* start Extracted information *

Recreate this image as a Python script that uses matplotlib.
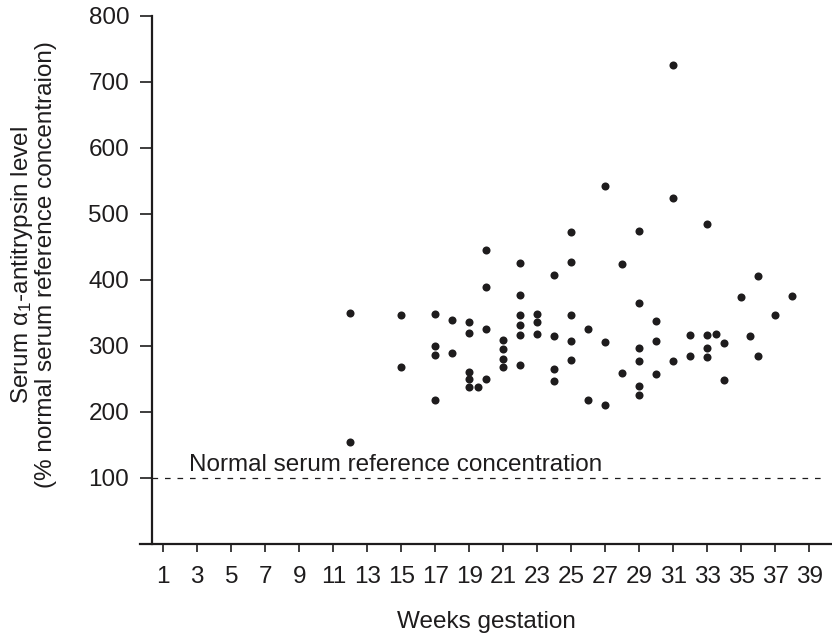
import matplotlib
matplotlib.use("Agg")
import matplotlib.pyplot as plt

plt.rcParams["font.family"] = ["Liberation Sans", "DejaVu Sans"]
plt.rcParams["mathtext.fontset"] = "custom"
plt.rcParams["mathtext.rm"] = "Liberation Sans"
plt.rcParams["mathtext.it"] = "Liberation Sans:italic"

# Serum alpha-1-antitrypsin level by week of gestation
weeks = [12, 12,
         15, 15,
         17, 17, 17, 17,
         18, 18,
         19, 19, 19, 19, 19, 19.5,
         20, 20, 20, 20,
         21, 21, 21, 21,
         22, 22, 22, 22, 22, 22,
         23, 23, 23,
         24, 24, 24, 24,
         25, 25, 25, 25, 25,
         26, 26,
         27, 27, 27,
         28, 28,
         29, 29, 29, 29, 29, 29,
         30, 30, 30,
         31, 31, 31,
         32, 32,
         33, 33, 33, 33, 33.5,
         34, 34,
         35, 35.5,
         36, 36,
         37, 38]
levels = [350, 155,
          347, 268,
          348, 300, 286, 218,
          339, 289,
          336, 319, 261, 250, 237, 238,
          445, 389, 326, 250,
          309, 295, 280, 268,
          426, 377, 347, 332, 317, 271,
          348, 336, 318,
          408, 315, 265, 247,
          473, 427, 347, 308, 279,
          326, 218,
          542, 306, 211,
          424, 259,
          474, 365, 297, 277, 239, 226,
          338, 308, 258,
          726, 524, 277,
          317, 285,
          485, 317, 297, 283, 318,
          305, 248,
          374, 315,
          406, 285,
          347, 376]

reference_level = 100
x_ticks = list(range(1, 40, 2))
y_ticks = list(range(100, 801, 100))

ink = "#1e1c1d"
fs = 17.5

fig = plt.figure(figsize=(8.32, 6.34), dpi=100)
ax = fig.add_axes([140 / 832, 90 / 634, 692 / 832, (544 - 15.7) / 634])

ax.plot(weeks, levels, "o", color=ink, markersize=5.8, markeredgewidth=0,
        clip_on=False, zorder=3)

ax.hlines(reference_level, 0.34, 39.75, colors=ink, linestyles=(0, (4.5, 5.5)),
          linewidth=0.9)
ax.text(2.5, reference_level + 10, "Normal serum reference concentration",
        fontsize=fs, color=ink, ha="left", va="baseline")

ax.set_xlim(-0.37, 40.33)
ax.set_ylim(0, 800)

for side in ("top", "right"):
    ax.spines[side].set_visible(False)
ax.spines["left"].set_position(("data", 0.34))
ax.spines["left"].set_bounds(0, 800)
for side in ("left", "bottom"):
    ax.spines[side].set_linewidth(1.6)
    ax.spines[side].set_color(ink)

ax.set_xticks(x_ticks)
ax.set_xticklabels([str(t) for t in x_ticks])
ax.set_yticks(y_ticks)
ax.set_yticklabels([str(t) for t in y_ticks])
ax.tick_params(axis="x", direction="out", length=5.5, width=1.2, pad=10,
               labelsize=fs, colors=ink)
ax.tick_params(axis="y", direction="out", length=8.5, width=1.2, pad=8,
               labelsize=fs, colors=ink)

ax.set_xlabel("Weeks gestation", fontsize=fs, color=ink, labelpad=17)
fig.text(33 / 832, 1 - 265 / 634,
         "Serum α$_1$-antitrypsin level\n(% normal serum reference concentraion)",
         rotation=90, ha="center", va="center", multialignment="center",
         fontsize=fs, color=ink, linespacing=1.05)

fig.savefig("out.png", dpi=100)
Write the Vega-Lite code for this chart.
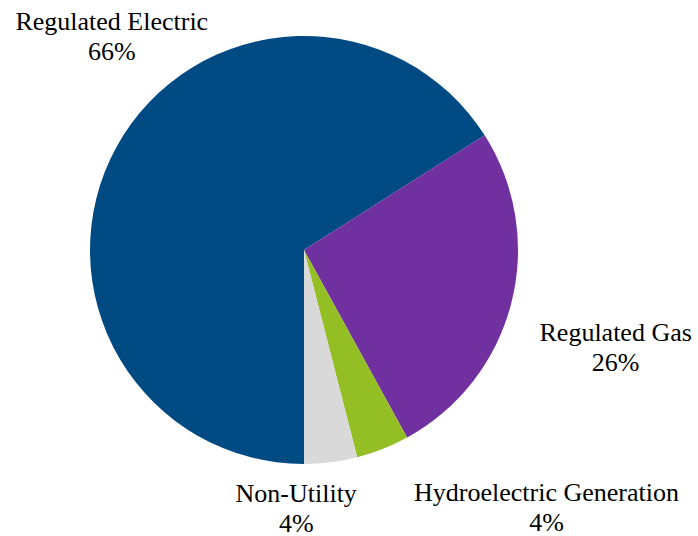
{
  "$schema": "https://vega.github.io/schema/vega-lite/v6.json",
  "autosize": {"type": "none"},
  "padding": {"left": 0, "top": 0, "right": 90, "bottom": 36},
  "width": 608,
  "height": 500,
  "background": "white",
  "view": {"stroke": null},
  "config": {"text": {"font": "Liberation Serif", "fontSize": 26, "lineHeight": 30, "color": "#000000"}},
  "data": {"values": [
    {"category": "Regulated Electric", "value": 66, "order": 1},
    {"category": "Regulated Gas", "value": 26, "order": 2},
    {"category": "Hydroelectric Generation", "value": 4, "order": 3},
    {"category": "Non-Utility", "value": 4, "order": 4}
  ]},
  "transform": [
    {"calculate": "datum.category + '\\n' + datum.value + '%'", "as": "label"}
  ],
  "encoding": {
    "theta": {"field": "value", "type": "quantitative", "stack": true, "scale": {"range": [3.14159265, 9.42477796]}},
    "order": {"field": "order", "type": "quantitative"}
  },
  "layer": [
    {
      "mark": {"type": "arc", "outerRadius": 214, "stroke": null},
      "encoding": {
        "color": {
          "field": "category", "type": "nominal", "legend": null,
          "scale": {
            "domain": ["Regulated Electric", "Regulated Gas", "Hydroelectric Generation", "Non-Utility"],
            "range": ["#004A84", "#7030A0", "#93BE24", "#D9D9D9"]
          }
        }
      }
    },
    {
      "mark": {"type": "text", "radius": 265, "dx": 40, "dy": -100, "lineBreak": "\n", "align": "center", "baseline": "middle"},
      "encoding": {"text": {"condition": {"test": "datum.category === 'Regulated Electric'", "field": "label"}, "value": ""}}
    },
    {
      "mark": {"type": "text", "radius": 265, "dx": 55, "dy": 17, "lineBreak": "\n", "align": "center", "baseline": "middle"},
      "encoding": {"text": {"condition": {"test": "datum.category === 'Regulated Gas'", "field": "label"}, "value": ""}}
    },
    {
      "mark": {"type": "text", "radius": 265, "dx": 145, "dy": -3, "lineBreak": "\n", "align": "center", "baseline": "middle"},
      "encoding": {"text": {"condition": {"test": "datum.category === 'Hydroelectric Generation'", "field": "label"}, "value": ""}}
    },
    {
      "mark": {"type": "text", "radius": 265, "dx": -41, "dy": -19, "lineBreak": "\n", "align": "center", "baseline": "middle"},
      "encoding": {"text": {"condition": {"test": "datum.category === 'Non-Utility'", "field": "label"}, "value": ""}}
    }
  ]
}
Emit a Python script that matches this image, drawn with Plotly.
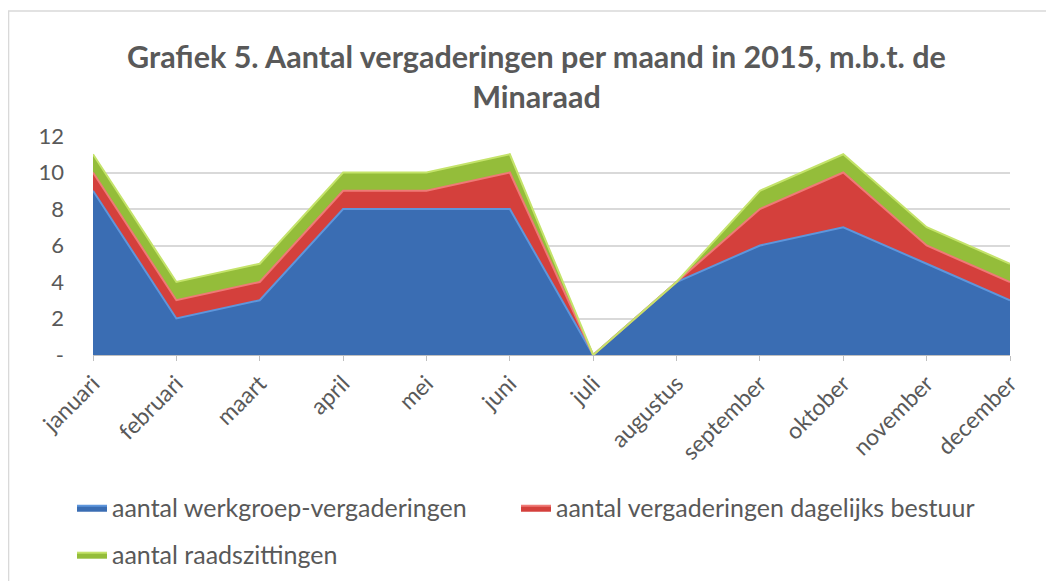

* end Extracted information *

**Task directions**
Repeat the material above verbatim, with no pictures in the output.

**Correct output**
Recreate this image as a Python script that uses matplotlib.
import matplotlib
matplotlib.use("Agg")
import matplotlib.pyplot as plt

plt.rcParams["font.family"] = ["Liberation Sans", "DejaVu Sans"]
plt.rcParams["mathtext.fontset"] = "custom"
plt.rcParams["mathtext.rm"] = "Liberation Sans"
plt.rcParams["mathtext.it"] = "Liberation Sans:italic"

# Serum alpha-1-antitrypsin level by week of gestation
weeks = [12, 12,
         15, 15,
         17, 17, 17, 17,
         18, 18,
         19, 19, 19, 19, 19, 19.5,
         20, 20, 20, 20,
         21, 21, 21, 21,
         22, 22, 22, 22, 22, 22,
         23, 23, 23,
         24, 24, 24, 24,
         25, 25, 25, 25, 25,
         26, 26,
         27, 27, 27,
         28, 28,
         29, 29, 29, 29, 29, 29,
         30, 30, 30,
         31, 31, 31,
         32, 32,
         33, 33, 33, 33, 33.5,
         34, 34,
         35, 35.5,
         36, 36,
         37, 38]
levels = [350, 155,
          347, 268,
          348, 300, 286, 218,
          339, 289,
          336, 319, 261, 250, 237, 238,
          445, 389, 326, 250,
          309, 295, 280, 268,
          426, 377, 347, 332, 317, 271,
          348, 336, 318,
          408, 315, 265, 247,
          473, 427, 347, 308, 279,
          326, 218,
          542, 306, 211,
          424, 259,
          474, 365, 297, 277, 239, 226,
          338, 308, 258,
          726, 524, 277,
          317, 285,
          485, 317, 297, 283, 318,
          305, 248,
          374, 315,
          406, 285,
          347, 376]

reference_level = 100
x_ticks = list(range(1, 40, 2))
y_ticks = list(range(100, 801, 100))

ink = "#1e1c1d"
fs = 17.5

fig = plt.figure(figsize=(8.32, 6.34), dpi=100)
ax = fig.add_axes([140 / 832, 90 / 634, 692 / 832, (544 - 15.7) / 634])

ax.plot(weeks, levels, "o", color=ink, markersize=5.8, markeredgewidth=0,
        clip_on=False, zorder=3)

ax.hlines(reference_level, 0.34, 39.75, colors=ink, linestyles=(0, (4.5, 5.5)),
          linewidth=0.9)
ax.text(2.5, reference_level + 10, "Normal serum reference concentration",
        fontsize=fs, color=ink, ha="left", va="baseline")

ax.set_xlim(-0.37, 40.33)
ax.set_ylim(0, 800)

for side in ("top", "right"):
    ax.spines[side].set_visible(False)
ax.spines["left"].set_position(("data", 0.34))
ax.spines["left"].set_bounds(0, 800)
for side in ("left", "bottom"):
    ax.spines[side].set_linewidth(1.6)
    ax.spines[side].set_color(ink)

ax.set_xticks(x_ticks)
ax.set_xticklabels([str(t) for t in x_ticks])
ax.set_yticks(y_ticks)
ax.set_yticklabels([str(t) for t in y_ticks])
ax.tick_params(axis="x", direction="out", length=5.5, width=1.2, pad=10,
               labelsize=fs, colors=ink)
ax.tick_params(axis="y", direction="out", length=8.5, width=1.2, pad=8,
               labelsize=fs, colors=ink)

ax.set_xlabel("Weeks gestation", fontsize=fs, color=ink, labelpad=17)
fig.text(33 / 832, 1 - 265 / 634,
         "Serum α$_1$-antitrypsin level\n(% normal serum reference concentraion)",
         rotation=90, ha="center", va="center", multialignment="center",
         fontsize=fs, color=ink, linespacing=1.05)

fig.savefig("out.png", dpi=100)
Write the Vega-Lite code for this chart.
{
  "$schema": "https://vega.github.io/schema/vega-lite/v6.json",
  "autosize": {"type": "none"},
  "padding": {"left": 0, "top": 0, "right": 90, "bottom": 36},
  "width": 608,
  "height": 500,
  "background": "white",
  "view": {"stroke": null},
  "config": {"text": {"font": "Liberation Serif", "fontSize": 26, "lineHeight": 30, "color": "#000000"}},
  "data": {"values": [
    {"category": "Regulated Electric", "value": 66, "order": 1},
    {"category": "Regulated Gas", "value": 26, "order": 2},
    {"category": "Hydroelectric Generation", "value": 4, "order": 3},
    {"category": "Non-Utility", "value": 4, "order": 4}
  ]},
  "transform": [
    {"calculate": "datum.category + '\\n' + datum.value + '%'", "as": "label"}
  ],
  "encoding": {
    "theta": {"field": "value", "type": "quantitative", "stack": true, "scale": {"range": [3.14159265, 9.42477796]}},
    "order": {"field": "order", "type": "quantitative"}
  },
  "layer": [
    {
      "mark": {"type": "arc", "outerRadius": 214, "stroke": null},
      "encoding": {
        "color": {
          "field": "category", "type": "nominal", "legend": null,
          "scale": {
            "domain": ["Regulated Electric", "Regulated Gas", "Hydroelectric Generation", "Non-Utility"],
            "range": ["#004A84", "#7030A0", "#93BE24", "#D9D9D9"]
          }
        }
      }
    },
    {
      "mark": {"type": "text", "radius": 265, "dx": 40, "dy": -100, "lineBreak": "\n", "align": "center", "baseline": "middle"},
      "encoding": {"text": {"condition": {"test": "datum.category === 'Regulated Electric'", "field": "label"}, "value": ""}}
    },
    {
      "mark": {"type": "text", "radius": 265, "dx": 55, "dy": 17, "lineBreak": "\n", "align": "center", "baseline": "middle"},
      "encoding": {"text": {"condition": {"test": "datum.category === 'Regulated Gas'", "field": "label"}, "value": ""}}
    },
    {
      "mark": {"type": "text", "radius": 265, "dx": 145, "dy": -3, "lineBreak": "\n", "align": "center", "baseline": "middle"},
      "encoding": {"text": {"condition": {"test": "datum.category === 'Hydroelectric Generation'", "field": "label"}, "value": ""}}
    },
    {
      "mark": {"type": "text", "radius": 265, "dx": -41, "dy": -19, "lineBreak": "\n", "align": "center", "baseline": "middle"},
      "encoding": {"text": {"condition": {"test": "datum.category === 'Non-Utility'", "field": "label"}, "value": ""}}
    }
  ]
}
Emit a Python script that matches this image, drawn with Plotly.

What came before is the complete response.